Tobey provides observability capabilities through multiple telemetry features that can be enabled via the TOBEY_TELEMETRY
environment variable. For a complete deployment example with instrumentation and telemetry, see examples/instrumented/compose.yml
.
TOBEY_TELEMETRY="metrics traces pulse"
- With metrics enabled, tobey will expose a Prometheus compatible endpoint for scraping and optionally submit OpenTelemetry metrics, if an endpoint is configured (see below).
- With tracing enabled, tobey will generate OpenTelemetry traces for the lifecyle of a crawl request.
- With pulse enabled, tobey provides real-time metrics, which can be monitored using the pulse tool via
go run cmd/pulse/main.go
. The pulse tool displays a real-time chart of the last 30 seconds of requests per second (RPS) data.

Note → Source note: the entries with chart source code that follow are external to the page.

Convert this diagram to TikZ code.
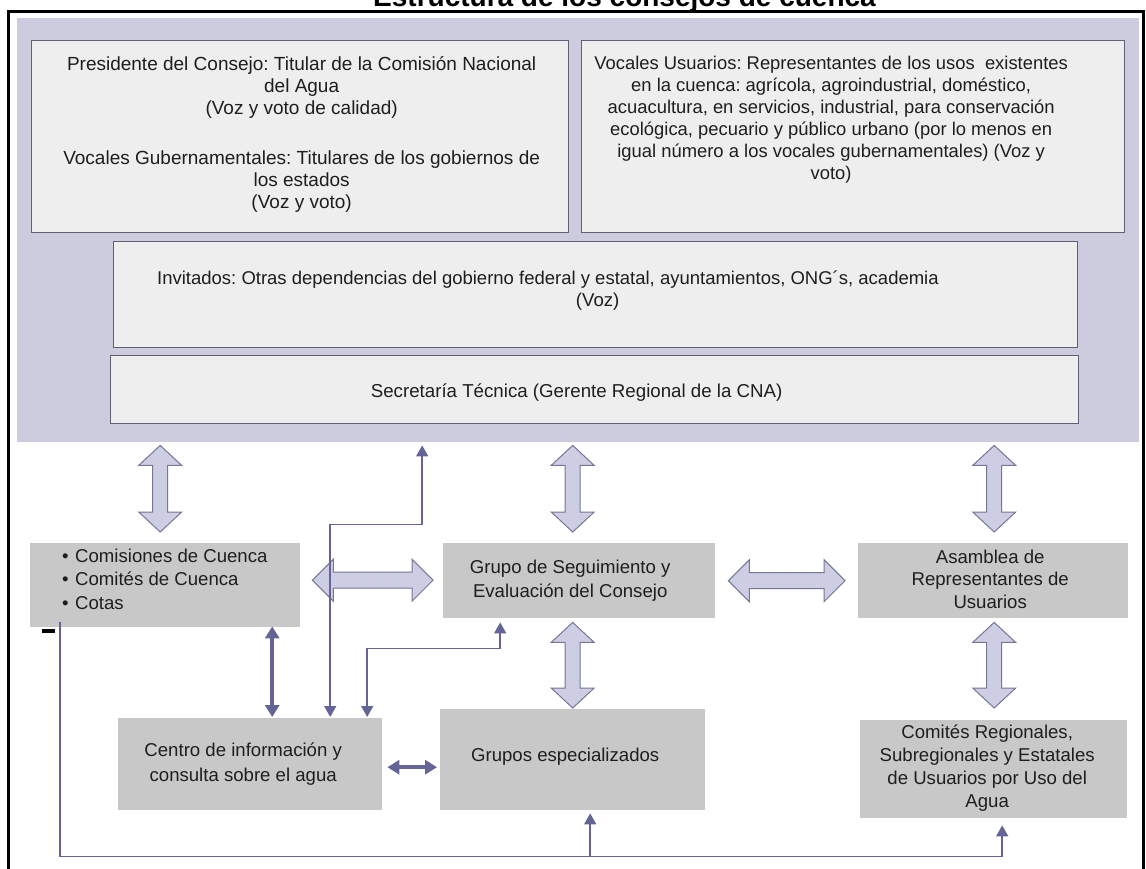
\documentclass[tikz,border=0pt]{standalone}
\usepackage{fontspec}
\setmainfont{Liberation Sans}
\usetikzlibrary{calc,arrows.meta}
\frenchspacing

\definecolor{lavback}{RGB}{204,204,222}
\definecolor{panelfill}{RGB}{238,238,238}
\definecolor{panelline}{RGB}{95,95,120}
\definecolor{boxfill}{RGB}{200,200,200}
\definecolor{fatfill}{RGB}{205,205,228}
\definecolor{fatline}{RGB}{118,118,150}
\definecolor{linkblue}{RGB}{100,100,150}
\definecolor{textc}{RGB}{30,30,30}

\begin{document}
\begin{tikzpicture}[x=1pt,y=-1pt,
  panel/.style={draw=panelline, line width=1.3pt, fill=panelfill, inner sep=0pt, anchor=north west},
  gbox/.style={fill=boxfill, inner sep=0pt, anchor=north west},
  txt/.style={font=\fontsize{18.6}{22}\selectfont, text=textc, inner sep=0pt, anchor=base},
  thinlink/.style={draw=linkblue, line width=1.6pt},
  tip/.style={-{Triangle[length=11pt,width=12pt]}},
  tips/.style={{Triangle[length=11pt,width=12pt]}-{Triangle[length=11pt,width=12pt]}},
  thicklink/.style={draw=linkblue, line width=4pt, {Triangle[length=12pt,width=14pt]}-{Triangle[length=12pt,width=14pt]}},
  fatV/.style={draw=fatline, fill=fatfill, line width=1pt, line join=miter,
    to path={let \p1=(\tikztostart), \p2=(\tikztotarget) in
      (\x1,\y1) -- (\x1+21.5pt,\y1-20pt) -- (\x1+7.5pt,\y1-20pt) -- (\x1+7.5pt,\y2+20pt)
      -- (\x1+21.5pt,\y2+20pt) -- (\x1,\y2) -- (\x1-21.5pt,\y2+20pt) -- (\x1-7.5pt,\y2+20pt)
      -- (\x1-7.5pt,\y1-20pt) -- (\x1-21.5pt,\y1-20pt) -- cycle}},
  fatH/.style={draw=fatline, fill=fatfill, line width=1pt, line join=miter,
    to path={let \p1=(\tikztostart), \p2=(\tikztotarget) in
      (\x1,\y1) -- (\x1+21pt,\y1+21pt) -- (\x1+21pt,\y1+8pt) -- (\x2-21pt,\y1+8pt)
      -- (\x2-21pt,\y1+21pt) -- (\x2,\y1) -- (\x2-21pt,\y1-21pt) -- (\x2-21pt,\y1-8pt)
      -- (\x1+21pt,\y1-8pt) -- (\x1+21pt,\y1-21pt) -- cycle}}
]
\clip (0,0) rectangle (1146,868);
\fill[white] (0,0) rectangle (1146,868);

% title and outer frame
\node[anchor=base, inner sep=0pt, text=black, font=\fontsize{28}{30}\selectfont\bfseries]
  (title) at (624.5,6) {Estructura de los consejos de cuenca};
\draw[line width=3pt] (8.5,11) rectangle (1143.5,900);

% council block
\node[fill=lavback, inner sep=0pt, anchor=north west, minimum width=1122pt, minimum height=424pt] (lav) at (17,18) {};
\node[panel, minimum width=537pt, minimum height=192pt] (pres) at (31,40) {};
\node[panel, minimum width=543pt, minimum height=192pt] (voc) at (581,40) {};
\node[panel, minimum width=964pt, minimum height=106pt] (inv) at (113,241) {};
\node[panel, minimum width=968pt, minimum height=68pt] (sec) at (110,355) {};

\node[txt, font=\fontsize{19}{22}\selectfont] (pres-t) at ($(pres.north)+(1.5,30)$) {\parbox[t]{530pt}{\centering
  Presidente del Consejo: Titular de la Comisión Nacional\\
  del Agua\\
  (Voz y voto de calidad)\\[28pt]
  Vocales Gubernamentales: Titulares de los gobiernos de\\
  los estados\\
  (Voz y voto)}};
\node[txt, font=\fontsize{18.4}{22}\selectfont] (voc-t) at ($(voc.north)+(-22,29)$) {\parbox[t]{530pt}{\centering
  Vocales Usuarios: Representantes de los usos\ \ existentes\\
  en la cuenca: agrícola, agroindustrial, doméstico,\\
  acuacultura, en servicios, industrial, para conservación\\
  ecológica, pecuario y público urbano (por lo menos en\\
  igual número a los vocales gubernamentales) (Voz y\\
  voto)}};
\node[txt, anchor=base west, font=\fontsize{18.5}{22}\selectfont] (inv-t) at ($(inv.north west)+(44,43)$)
  {Invitados: Otras dependencias del gobierno federal y estatal, ayuntamientos, ONG´s, academia};
\node[txt] (inv-v) at ($(inv.north)+(2,65)$) {(Voz)};
\node[txt, font=\fontsize{18.7}{22}\selectfont] (sec-t) at ($(sec.north)+(-18,42)$) {Secretaría Técnica (Gerente Regional de la CNA)};

% lower organisation boxes
\node[gbox, minimum width=270pt, minimum height=84pt] (cs) at (30,543) {};
\node[gbox, minimum width=272pt, minimum height=75pt] (gs) at (443,543) {};
\node[gbox, minimum width=270pt, minimum height=75pt] (as) at (858,543) {};
\node[gbox, minimum width=264pt, minimum height=92pt] (ce) at (118,718) {};
\node[gbox, minimum width=265pt, minimum height=101pt] (ge) at (440,709) {};
\node[gbox, minimum width=267pt, minimum height=98pt] (cr) at (860,720) {};

\node[txt, anchor=base west] (cs-t) at ($(cs.north west)+(32,19)$) {\parbox[t]{260pt}{\fontsize{18.6}{23.5}\selectfont\raggedright
  \makebox[13pt][l]{\textbullet}Comisiones de Cuenca\\
  \makebox[13pt][l]{\textbullet}Comités de Cuenca\\
  \makebox[13pt][l]{\textbullet}Cotas}};
\node[txt] (gs-t) at ($(gs.north)+(-9,30)$) {\parbox[t]{300pt}{\fontsize{18.6}{24.5}\selectfont\centering
  Grupo de Seguimiento y\\ Evaluación del Consejo}};
\node[txt] (as-t) at ($(as.north)+(-3,20)$) {\parbox[t]{300pt}{\fontsize{18.6}{22.5}\selectfont\centering
  Asamblea de\\ Representantes de\\ Usuarios}};
\node[txt] (ce-t) at ($(ce.north)+(-7,38)$) {\parbox[t]{300pt}{\fontsize{18.6}{25}\selectfont\centering
  Centro de información y\\ consulta sobre el agua}};
\node[txt] (ge-t) at ($(ge.north)+(-7.5,52)$) {Grupos especializados};
\node[txt] (cr-t) at ($(cr.north)+(-6.5,18)$) {\parbox[t]{300pt}{\fontsize{18.6}{23.3}\selectfont\centering
  Comités Regionales,\\ Subregionales y Estatales\\ de Usuarios por Uso del\\ Agua}};

% small mark under the first box
\fill[black] (42,628.5) rectangle (55,633);

% broad two-way arrows
\path[fatV] ($(cs.north|-lav.south)+(-5,3)$) to ($(cs.north)+(-5,-11)$);
\path[fatV] ($(gs.north|-lav.south)+(-6.5,3)$) to ($(gs.north)+(-6.5,-11)$);
\path[fatV] ($(as.north|-lav.south)+(1,3)$) to ($(as.north)+(1,-11)$);
\path[fatV] ($(gs.south)+(-6.5,4)$) to ($(ge.north)+(0,-1)$);
\path[fatV] ($(as.south)+(1,4)$) to ($(cr.north)+(1,-12)$);
\path[fatH] ($(cs.east)+(12,-5)$) to ($(gs.west)+(-10,0)$);
\path[fatH] ($(gs.east)+(13,0)$) to ($(as.west)+(-13,0)$);

% thin connectors
\draw[thinlink, tip] ($(cs.south west)+(30,-5)$) |- ($(cr.south)+(8.5,38)$) -- ($(cr.south)+(8.5,7)$);
\draw[thinlink, tip] ($(ge.south)+(17.5,46)$) -- ($(ge.south)+(17.5,3)$);
\draw[thinlink, tips] ($(ce.north)+(80,-1)$) |- ($(lav.south)+(-156,82)$) -- ($(lav.south)+(-156,3)$);
\draw[thinlink, tips] ($(ce.north)+(117,-1)$) |- ($(gs.south)+(-79,30)$) -- ($(gs.south)+(-79,4)$);
\draw[thicklink] ($(cs.south)+(107,-1)$) -- ($(ce.north)+(22,-1)$);
\draw[thicklink] ($(ce.east)+(5,3)$) -- ($(ge.west|-ce.east)+(-3,3)$);
\end{tikzpicture}
\end{document}
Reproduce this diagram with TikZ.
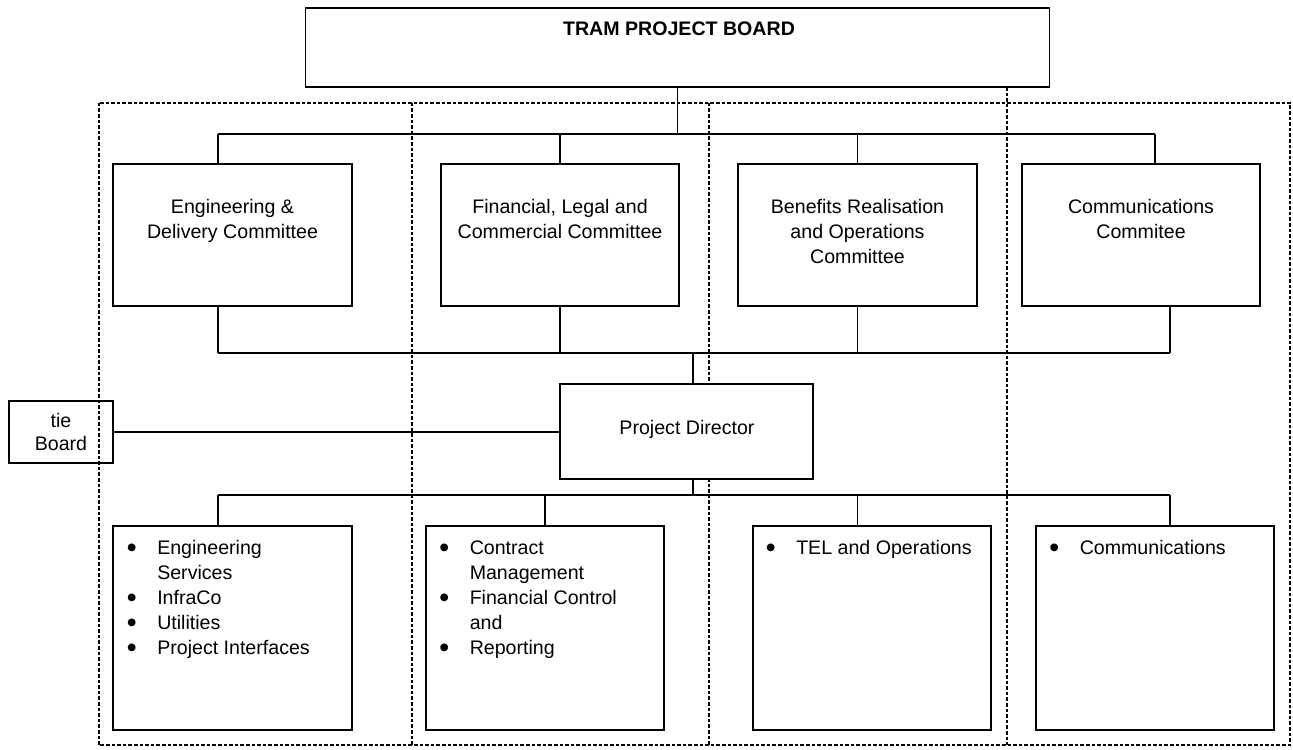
\documentclass[tikz,border=0pt]{standalone}
\usepackage{fontspec}
\setmainfont{Liberation Sans}
\newfontfamily\dejavu{DejaVu Sans}
\usetikzlibrary{calc}
\newcommand\bul{\smash{\raisebox{2.9pt}{\dejavu\fontsize{7.6}{0}\selectfont ●}}}
\begin{document}
\begin{tikzpicture}[x=0.75pt,y=-0.75pt,
  box/.style n args={2}{draw, line width=0.9pt, inner sep=0pt, fill=white,
     minimum width={#1*0.75pt}, minimum height={#2*0.75pt}},
  openbox/.style n args={2}{draw, line width=0.9pt, inner sep=0pt,
     minimum width={#1*0.75pt}, minimum height={#2*0.75pt}},
  link/.style={draw, line width=0.9pt},
  zone/.style={draw, line width=1.3pt, dash pattern=on 2.7pt off 1.5pt},
  txt/.style={inner sep=0pt, font=\fontsize{14.7}{18.75}\selectfont},
  btxt/.style={inner sep=0pt, font=\fontsize{14.7}{18.75}\selectfont\bfseries}]
\useasboundingbox (0,0) rectangle (1293,750);
\fill[white] (0,0) rectangle (1293,750);

% dashed zones
\draw[zone] (98.7,102.7) rectangle (1290,745);
\draw[zone] (412,102.7) -- (412,745);
\draw[zone] (708.7,102.7) -- (708.7,745);
\draw[zone] (1006.7,87) -- (1006.7,745);

% boxes
\node[box={744}{79}] (board) at (677.5,47.5) {};
\node[box={239}{142}] (eng) at (232.5,235) {};
\node[box={238}{142}] (fin) at (560,235) {};
\node[box={239}{142}] (ben) at (857.5,235) {};
\node[box={238}{142}] (com) at (1141,235) {};
\node[openbox={104}{62}] (tie) at (61,432) {};
\node[box={253}{95}] (pd) at (686.5,431.5) {};
\node[box={239}{204}] (la) at (232.5,628) {};
\node[box={238}{204}] (lb) at (545,628) {};
\node[box={238}{204}] (lc) at (872,628) {};
\node[box={238}{204}] (ld) at (1155,628) {};

% connectors: board to committees
\coordinate (t1) at (218,134);
\coordinate (t4) at (1155,134);
\draw[link] (t1) -- (t4);
\draw[link] (board.south) -- (board.south |- t1);
\draw[link] (t1) -- (t1 |- eng.north);
\draw[link] (fin.north) -- (fin.north |- t1);
\draw[link] (ben.north) -- (ben.north |- t1);
\draw[link] (t4) -- (t4 |- com.north);

% committees to project director
\coordinate (m1) at (218,353);
\coordinate (m2) at (693,353);
\coordinate (m4) at (1170,353);
\draw[link] (m1) -- (m4);
\draw[link] (m1 |- eng.south) -- (m1);
\draw[link] (fin.south) -- (fin.south |- m1);
\draw[link] (ben.south) -- (ben.south |- m1);
\draw[link] (m4 |- com.south) -- (m4);
\draw[link] (m2) -- (m2 |- pd.north);

% tie board
\draw[link] (tie.east) -- (tie.east -| pd.west);

% project director to work streams
\coordinate (l1) at (218,495);
\coordinate (l2) at (693,495);
\coordinate (l3) at (857.5,495);
\coordinate (l4) at (1170,495);
\draw[link] (l1) -- (l4);
\draw[link] (l2 |- pd.south) -- (l2);
\draw[link] (l1) -- (l1 |- la.north);
\draw[link] (lb.north) -- (lb.north |- l1);
\draw[link] (l3) -- (l3 |- lc.north);
\draw[link] (l4) -- (l4 |- ld.north);

% texts
\node[btxt, anchor=base] (boardT) at (679,35) {TRAM PROJECT BOARD};
\node[txt, anchor=base] (engT) at (232.5,213.5) {\begin{tabular}[t]{@{}c@{}}Engineering \&\\ Delivery Committee\end{tabular}};
\node[txt, anchor=base] (finT) at (560,213.5) {\begin{tabular}[t]{@{}c@{}}Financial, Legal and\\ Commercial Committee\end{tabular}};
\node[txt, anchor=base] (benT) at (857.5,213.5) {\begin{tabular}[t]{@{}c@{}}Benefits Realisation\\ and Operations\\ Committee\end{tabular}};
\node[txt, anchor=base] (comT) at (1141,213.5) {\begin{tabular}[t]{@{}c@{}}Communications\\ Commitee\end{tabular}};
\node[txt, anchor=base] (tieT) at (61,427) {\begin{tabular}[t]{@{}c@{}}tie\\[-1.3pt] Board\end{tabular}};
\node[txt, anchor=base] (pdT) at (687,434) {Project Director};

\node[txt, anchor=base west] (laT) at (127,554) {\begin{tabular}[t]{@{}p{22.5pt}@{}l@{}}
\bul & Engineering\\ & Services\\ \bul & InfraCo\\ \bul & Utilities\\ \bul & Project Interfaces\end{tabular}};
\node[txt, anchor=base west] (lbT) at (439.5,554) {\begin{tabular}[t]{@{}p{22.5pt}@{}l@{}}
\bul & Contract\\ & Management\\ \bul & Financial Control\\ & and\\ \bul & Reporting\end{tabular}};
\node[txt, anchor=base west] (lcT) at (766,554) {\begin{tabular}[t]{@{}p{22.5pt}@{}l@{}}
\bul & TEL and Operations\end{tabular}};
\node[txt, anchor=base west] (ldT) at (1049.5,554) {\begin{tabular}[t]{@{}p{22.5pt}@{}l@{}}
\bul & Communications\end{tabular}};
\end{tikzpicture}
\end{document}
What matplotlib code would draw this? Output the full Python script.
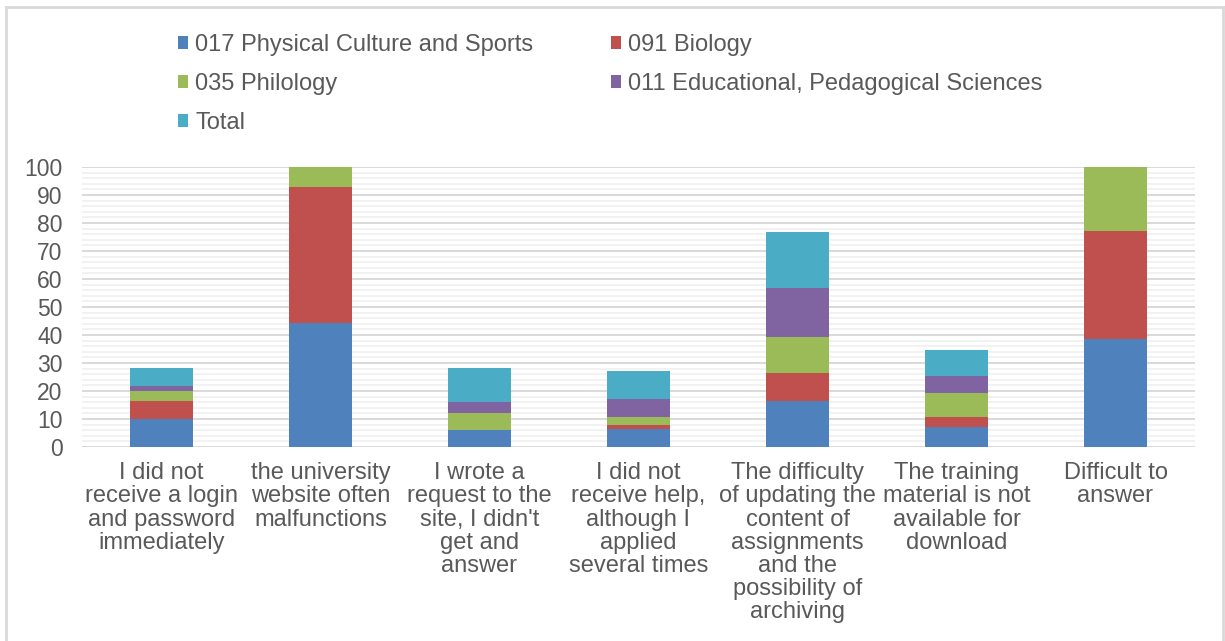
import numpy as np
import matplotlib.pyplot as plt
from matplotlib.lines import Line2D

plt.rcParams['font.family'] = ['Liberation Sans', 'DejaVu Sans']

categories = ["I did not\nreceive a login\nand password\nimmediately",
              "the university\nwebsite often\nmalfunctions",
              "I wrote a\nrequest to the\nsite, I didn't\nget and\nanswer",
              "I did not\nreceive help,\nalthough I\napplied\nseveral times",
              "The difficulty\nof updating the\ncontent of\nassignments\nand the\npossibility of\narchiving",
              "The training\nmaterial is not\navailable for\ndownload",
              "Difficult to\nanswer"]

sports = [10.1, 44.2, 6.2, 6.3, 16.3, 7.0, 38.5]
biology = [6.3, 48.8, 0.0, 1.7, 10.1, 3.8, 38.8]
philology = [3.5, 7.0, 5.9, 2.6, 12.9, 8.4, 22.7]
pedagog = [2.0, 0.0, 4.1, 6.7, 17.6, 6.2, 0.0]
total = [6.4, 0.0, 12.1, 9.8, 19.9, 9.1, 0.0]

names = ["017 Physical Culture and Sports", "091 Biology", "035 Philology",
         "011 Educational, Pedagogical Sciences", "Total"]
colors = ["#4F81BD", "#C0504D", "#9BBB59", "#8064A2", "#4BACC6"]
series = [sports, biology, philology, pedagog, total]

txt = "#595959"

fig = plt.figure(figsize=(12.25, 6.41), dpi=100)
ax = fig.add_axes([82/1225, 1-447/641, 1113/1225, 280/641])

x = np.arange(len(categories))
bottom = np.zeros(len(categories))
bars = []
for vals, c, n in zip(series, colors, names):
    b = ax.bar(x, vals, 0.4, bottom=bottom, color=c, label=n, zorder=3)
    bars.append(b)
    bottom += np.array(vals)

ax.set_xlim(-0.5, len(categories) - 0.5)
ax.set_ylim(0, 100)
ax.set_yticks(np.arange(0, 101, 10))
ax.set_yticks(np.arange(0, 101, 2), minor=True)
ax.grid(True, axis='y', which='major', color='#d9d9d9', lw=1.4, zorder=0)
ax.grid(True, axis='y', which='minor', color='#f0f0f0', lw=1.2, zorder=0)
for s in ax.spines.values():
    s.set_visible(False)
ax.tick_params(axis='both', which='both', length=0)
ax.tick_params(axis='y', labelsize=16.5, labelcolor=txt, pad=14)
ax.set_xticks(x)
ax.set_xticklabels(categories, fontsize=17, color=txt, linespacing=1.07, va='top')
ax.tick_params(axis='x', pad=11)

# legend: row-major order as in the reference
order = [0, 2, 4, 1, 3]
leg = fig.legend([bars[i] for i in order], [names[i] for i in order],
                 loc='upper left', bbox_to_anchor=(178/1225, 1-34/641), ncol=2,
                 frameon=False, fontsize=17, handlelength=0.42, handleheight=0.42,
                 handletextpad=0.3, columnspacing=3.3, labelspacing=0.72,
                 borderaxespad=0, borderpad=0)
for t in leg.get_texts():
    t.set_color(txt)

# chart frame
fc = '#d9d9d9'
fig.add_artist(Line2D([6/1225, 6/1225], [0, 1-7/641], color=fc, lw=2))
fig.add_artist(Line2D([1223/1225, 1223/1225], [0, 1-7/641], color=fc, lw=2))
fig.add_artist(Line2D([6/1225, 1223/1225], [1-7/641, 1-7/641], color=fc, lw=2))

fig.savefig('out.png', dpi=100)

When using OpenTelemetry exporters, make sure to configure the appropriate endpoints:
OTEL_EXPORTER_OTLP_TRACES_ENDPOINT=http://jaeger:4318/v1/traces
OTEL_EXPORTER_OTLP_METRICS_ENDPOINT=http://otel-collector:4318/v1/metrics
Also Tobey can be configured - on a per run basis - to crawl websites behind HTTP basic auth, it does not support fetching personalized content. It is expected that the website is generally publicly available, and that the content is the same for all users. When HTTP basic auth is used by the website it must only be so in order to prevent early access.
Per-run user agent strings are only used when visiting a website, they are not used, i.e. when forwarding results to a webhook.